L’Orbe pâle/J’ai des fleurs sur ma table

Eugène Figuière et Cie (p. 26-29).


J’AI des fleurs sur ma table. Je les ai cueillies au clair de la lune. Elles sont blanches, pâles comme la lune.

Pourquoi sous le soleil de juillet, dans ce pays de soleil, les fleurs sont-elles lunaires, exclusivement ?

En ces jours de lune, je cueille du myrte blanc. Ce myrte, que les Romains consacraient à Vénus et les Grecs à la Gloire, pourquoi est-il blanc ? L’amour et la gloire m’apparaissent dans la pourpre et leur odeur me semble plus âcre — l’odeur du sang — que celle de cette modeste fleur blanche au parfum discret. Mais le feuillage du myrte est toujours vert, et c’est lui, sans doute, qu’on offrait à Vénus et dont on couronnait les héros. Symbole de l’éternité de l’amour et de la gloire ! Mais dans l’Amour il y a tant d’amours et pour la Gloire il faut tant de gloires !

En ces jours de lune, je cueille la marguerite pâle, la marguerite — fleur, qui porte le même nom que la perle — blanche aussi — que la pierre précieuse — lumineuse autant que la lune — la pâquerette ! mais cette pâquerette a fleuri bien après Pâques, sous la lune de juillet.

Et n’est-ce pas la fleur que dédient à une Vénus moderne, à la Vénus des pâles amours, les chastes vierges, les pâles fiancées que n’a pas empourprées le Désir, et qui effeuillent la marguerite de leurs doigts pâles, dans la pâle attente des noces permises et pudiques, pour savoir si le fiancé si souvent anonyme, les aime joliment — puisqu’elles ne demandent pas s’il les désire ! Et même, lorsque l’ultime pétale affirme : passionnément, les vierges, chastes fiancées, restent pâles comme la lune, car leur attente est douce et patiente qui n’attend pas la terrible volupté.

Avec le myrte de passion et de gloire, et les marguerites romantiquement lunaires d’amour pacifique, je cueille sous la lune la subtile et blanche ciguë, qui, hiératique, dresse haut sa gracieuse corolle pâle — pâle comme la lune — mais trouée d’un cœur noir. Cœur noir mystérieux, mystérieux comme la pâle mort que donne la lunaire ciguë, qui, hiératique, dresse sous la lune pâle sa corolle pâle.

Et voici mon bouquet lunaire, mon bouquet chaste malgré ses symboles, chaste jusqu’à contenir la mort, la mort pâle et lunaire.

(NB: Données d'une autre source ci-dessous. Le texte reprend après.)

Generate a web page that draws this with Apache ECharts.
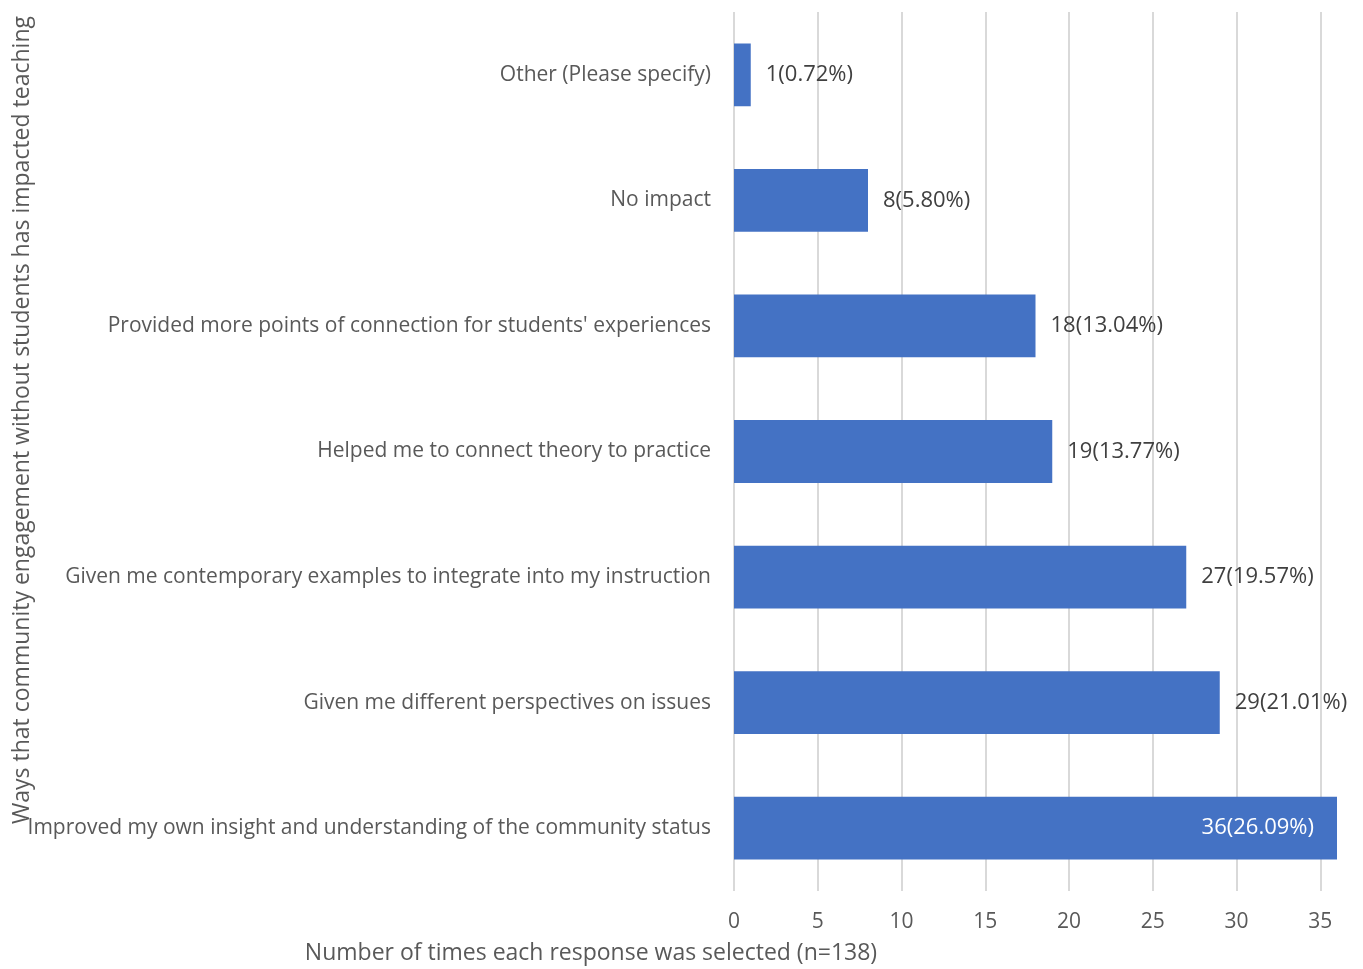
<!DOCTYPE html>
<html><head><meta charset="utf-8">
<script src="https://cdn.jsdelivr.net/npm/echarts@6/dist/echarts.min.js"></script>
<style>html,body{margin:0;padding:0;background:#fff}#c{width:1363px;height:969px}</style>
</head><body><div id="c"></div>
<script>
const categories = [
  "Other (Please specify)",
  "No impact",
  "Provided more points of connection for students' experiences",
  "Helped me to connect theory to practice",
  "Given me contemporary examples to integrate into my instruction",
  "Given me different perspectives on issues",
  "Improved my own insight and understanding of the community status"
];
const counts = [1, 8, 18, 19, 27, 29, 36];
const percents = ["0.72%", "5.80%", "13.04%", "13.77%", "19.57%", "21.01%", "26.09%"];
const xTicks = [0, 5, 10, 15, 20, 25, 30, 35];
const yTitle = "Ways that community engagement without students has impacted teaching";
const xTitle = "Number of times each response was selected (n=138)";

const FONT = "Open Sans";
const chart = echarts.init(document.getElementById('c'));
const data = counts.map((v, i) => {
  const d = { value: v };
  if (i === counts.length - 1) {
    d.label = { position: 'insideRight', color: '#ffffff', distance: 23 };
  }
  return d;
});
chart.setOption({
  animation: false,
  textStyle: { fontFamily: FONT },
  grid: { left: 734, right: 26, top: 12, bottom: 78, containLabel: false },
  xAxis: {
    type: 'value', min: 0, max: 36, interval: 5,
    axisLine: { show: false }, axisTick: { show: false },
    splitLine: { show: true, showMaxLine: false, lineStyle: { color: '#d9d9d9', width: 2 } },
    axisLabel: {
      color: '#595959', fontSize: 21, fontFamily: FONT, margin: 21, showMaxLabel: false,
      formatter: v => xTicks.includes(v) ? String(v) : ''
    }
  },
  yAxis: {
    type: 'category', data: categories, inverse: true,
    axisLine: { show: false }, axisTick: { show: false },
    axisLabel: { color: '#595959', fontSize: 21, fontFamily: FONT, margin: 23 }
  },
  series: [{
    type: 'bar', data: data, barWidth: '50%',
    itemStyle: { color: '#4472c4' },
    label: {
      show: true, position: 'right', distance: 15,
      color: '#404040', fontSize: 22, fontFamily: FONT,
      formatter: p => p.value + '(' + percents[p.dataIndex] + ')'
    }
  }],
  graphic: [
    { type: 'text', x: 591, y: 953, style: { text: xTitle, fill: '#595959', font: '23px "Open Sans"', textAlign: 'center', textVerticalAlign: 'middle' } },
    { type: 'text', x: 22, y: 420, rotation: Math.PI / 2, style: { text: yTitle, fill: '#595959', font: '23px "Open Sans"', textAlign: 'center', textVerticalAlign: 'middle' } }
  ]
});
</script></body></html>
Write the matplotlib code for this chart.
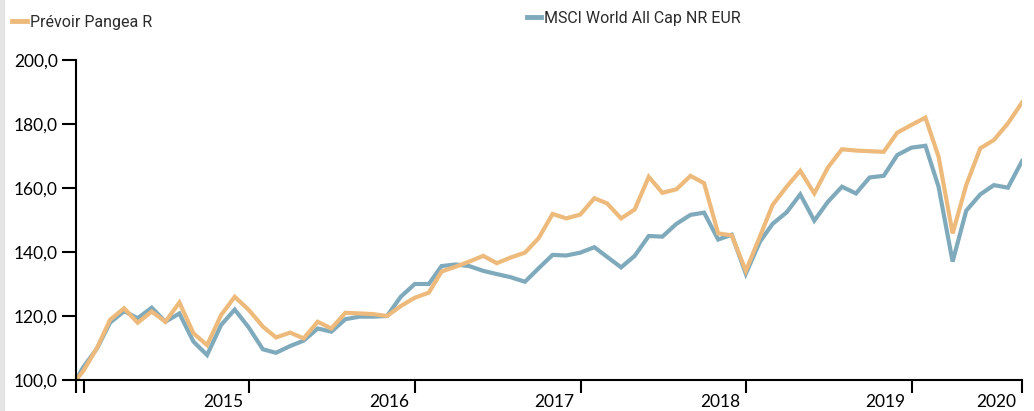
import matplotlib
matplotlib.use("Agg")
import matplotlib.pyplot as plt
from matplotlib.lines import Line2D
from matplotlib.patches import Rectangle
import pandas as pd

# données (base 100)
start_date = "2014-12-15"
first_month_end = "2014-12-31"
n_months = 69

pangea = [100.0,
          102.8, 110.2, 118.8, 122.4, 117.9, 121.4, 118.2, 124.2, 114.6, 110.9,
          120.3, 126.0, 121.9, 116.7, 113.3, 114.8, 113.0, 118.2, 116.1, 121.0,
          120.8, 120.6, 120.0, 123.1, 125.7, 127.3, 133.9, 135.4, 137.0, 138.8,
          136.5, 138.3, 139.8, 144.3, 151.9, 150.5, 151.7, 156.8, 155.2, 150.5,
          153.3, 163.5, 158.5, 159.6, 163.8, 161.5, 145.8, 145.2, 134.1, 144.8,
          154.7, 160.4, 165.4, 158.3, 166.4, 172.1, 171.7, 171.5, 171.3, 177.3,
          179.7, 182.0, 169.8, 145.8, 160.9, 172.4, 175.0, 180.2, 186.7]

msci = [100.0,
        104.0, 110.0, 117.9, 121.5, 119.3, 122.6, 118.2, 120.8, 112.0, 107.8,
        117.2, 122.0, 116.4, 109.6, 108.5, 110.6, 112.3, 116.1, 115.1, 119.0,
        119.8, 119.8, 120.0, 126.0, 130.0, 130.0, 135.6, 136.1, 135.6, 134.1,
        133.1, 132.1, 130.7, 134.9, 139.1, 138.9, 139.8, 141.5, 138.5, 135.2,
        138.8, 145.0, 144.8, 148.8, 151.6, 152.3, 143.9, 145.4, 133.2, 143.2,
        148.8, 152.4, 158.0, 149.8, 155.7, 160.4, 158.3, 163.3, 163.8, 170.3,
        172.6, 173.2, 160.4, 137.0, 152.9, 158.0, 160.9, 160.1, 168.4]

series_names = ["Prévoir Pangea R", "MSCI World All Cap NR EUR"]
year_labels = ["2015", "2016", "2017", "2018", "2019", "2020"]
yticks = [100, 120, 140, 160, 180, 200]

dates = [pd.Timestamp(start_date)] + list(pd.date_range(first_month_end, periods=n_months, freq="ME"))

c_orange = "#EDBA7B"
c_blue = "#7FAABC"

fig = plt.figure(figsize=(10.34, 4.11), dpi=100)
fig.patches.append(Rectangle((0, 0), 4 / 1034, 1, transform=fig.transFigure,
                             color="#e4e4e4", zorder=0))
ax = fig.add_axes([76 / 1034, 1 - 380 / 411, (1022 - 76) / 1034, 320 / 411])

ax.plot(dates, msci, color=c_blue, lw=3.0, solid_joinstyle="miter")
ax.plot(dates, pangea, color=c_orange, lw=3.0, solid_joinstyle="miter")

ax.set_ylim(100, 200)
ax.set_xlim(dates[0], dates[-1])

for s in ["top", "right"]:
    ax.spines[s].set_visible(False)
for s in ["left", "bottom"]:
    ax.spines[s].set_linewidth(1.5)
    ax.spines[s].set_color("black")

ax.set_yticks(yticks)
ax.set_yticklabels([f"{v:.1f}".replace(".", ",") for v in yticks],
                   fontfamily="Lato", fontsize=12.5)
ax.tick_params(axis="y", length=10, width=1.5, pad=3, colors="black")

# graduations : début, 1er janvier de chaque année, fin
year_ticks = [pd.Timestamp(f"{y}-01-01") for y in range(2015, 2021)]
xt = [dates[0]] + year_ticks + [dates[-1]]
ax.set_xticks(xt)
ax.set_xticklabels([])
ax.tick_params(axis="x", length=9, width=1.5, colors="black")

# libellés d'année à gauche de la graduation qui clôt l'année
label_pos = year_ticks[1:] + [dates[-1]]
for lab, d in zip(year_labels, label_pos):
    ax.annotate(lab, xy=(d, 0), xycoords=("data", "axes fraction"),
                xytext=(-6, -14), textcoords="offset pixels",
                ha="right", va="top", fontfamily="Lato", fontsize=12.5,
                annotation_clip=False)

# légende en haut
leg_font = ["Liberation Sans Narrow", "DejaVu Sans Condensed", "Roboto"]
fig.add_artist(Line2D([12 / 1034, 27 / 1034], [1 - 21 / 411] * 2, color=c_orange,
                      lw=3.5, transform=fig.transFigure))
fig.text(30 / 1034, 1 - 22 / 411, series_names[0], va="center", ha="left",
         fontsize=11.5, color="#2b2b2b", family=leg_font)
fig.add_artist(Line2D([527 / 1034, 541 / 1034], [1 - 17 / 411] * 2, color=c_blue,
                      lw=3.5, transform=fig.transFigure))
fig.text(544 / 1034, 1 - 19 / 411, series_names[1], va="center", ha="left",
         fontsize=11.5, color="#2b2b2b", family=leg_font)

fig.savefig("out.png", dpi=100)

Avec le myrte, je ne ferai pas une couronne pour mon front. Que m’importe la gloire ? Que m’importe la gloire, ce soir surtout, sous la lune, la lune qui pâlit les réalités, annihile les futurs. Je n’en ferai pas offrande à Vénus. Celle que je crée semblable à mon âme est plus cruelle, si elle n’exige pas l’éternité, elle veut du sang. Et pour cela, douze fois trois jours dans l’an, elle veut les femmes, ses vestales, toutes à Elle dans le renoncement, dans le poignant et fatal sacrilège du sang. Je ne lui offrirai pas de myrte, mais bientôt sur le marbre blanc de son autel, mon sang ; mais parce qu’elle ne m’a pas délivrée de l’Attente, elle sera frustrée de mon renoncement. Qu’importe la dîme rouge à celle qui, chaste, attend, et dont la rose ardente, sous la lune, est pâle, nostalgiquement pâle comme la lune et l’attente.

Je n’effeuillerai pas la marguerite, car il n’est pas de mesure à l’amour frénétique de mon impudique Amant. Je suis en lui comme une blessure, qu’il ne fermera, qu’en croisant ses mains sur ma nuque tandis que je lui serai une ceinture.

Un peu, beaucoup, passionnément, c’est assez pour les vierges pâles. Moi je suis pâle sous la lune de l’attente, mais mon ardeur est en moi, sous ma peau, comme mon sang que nul ne voit et que seule je sens.

Je ne prendrai pas la mort pâle que m’offre la corolle pâle de l’hiératique ciguë qui se tend pour être cueillie. La face pathétique des pâles morts mélancoliques ne tente pas mon attente. Tant d’attente pour aboutir à cette pâleur ! mon rouge orgueil se cabre. Laissons la mort aux sages vaincus. Je suis folle et je vaincs.

Simplement, je prendrai ces fleurs, et je les mettrai sur le marbre blanc de ma blanche chambre, que pâlit encore et la lune et l’attente. Et toute leur pâleur de gloire, d’amour et de mort, avec moi, inutile et inviolée, attendra l’heure rouge.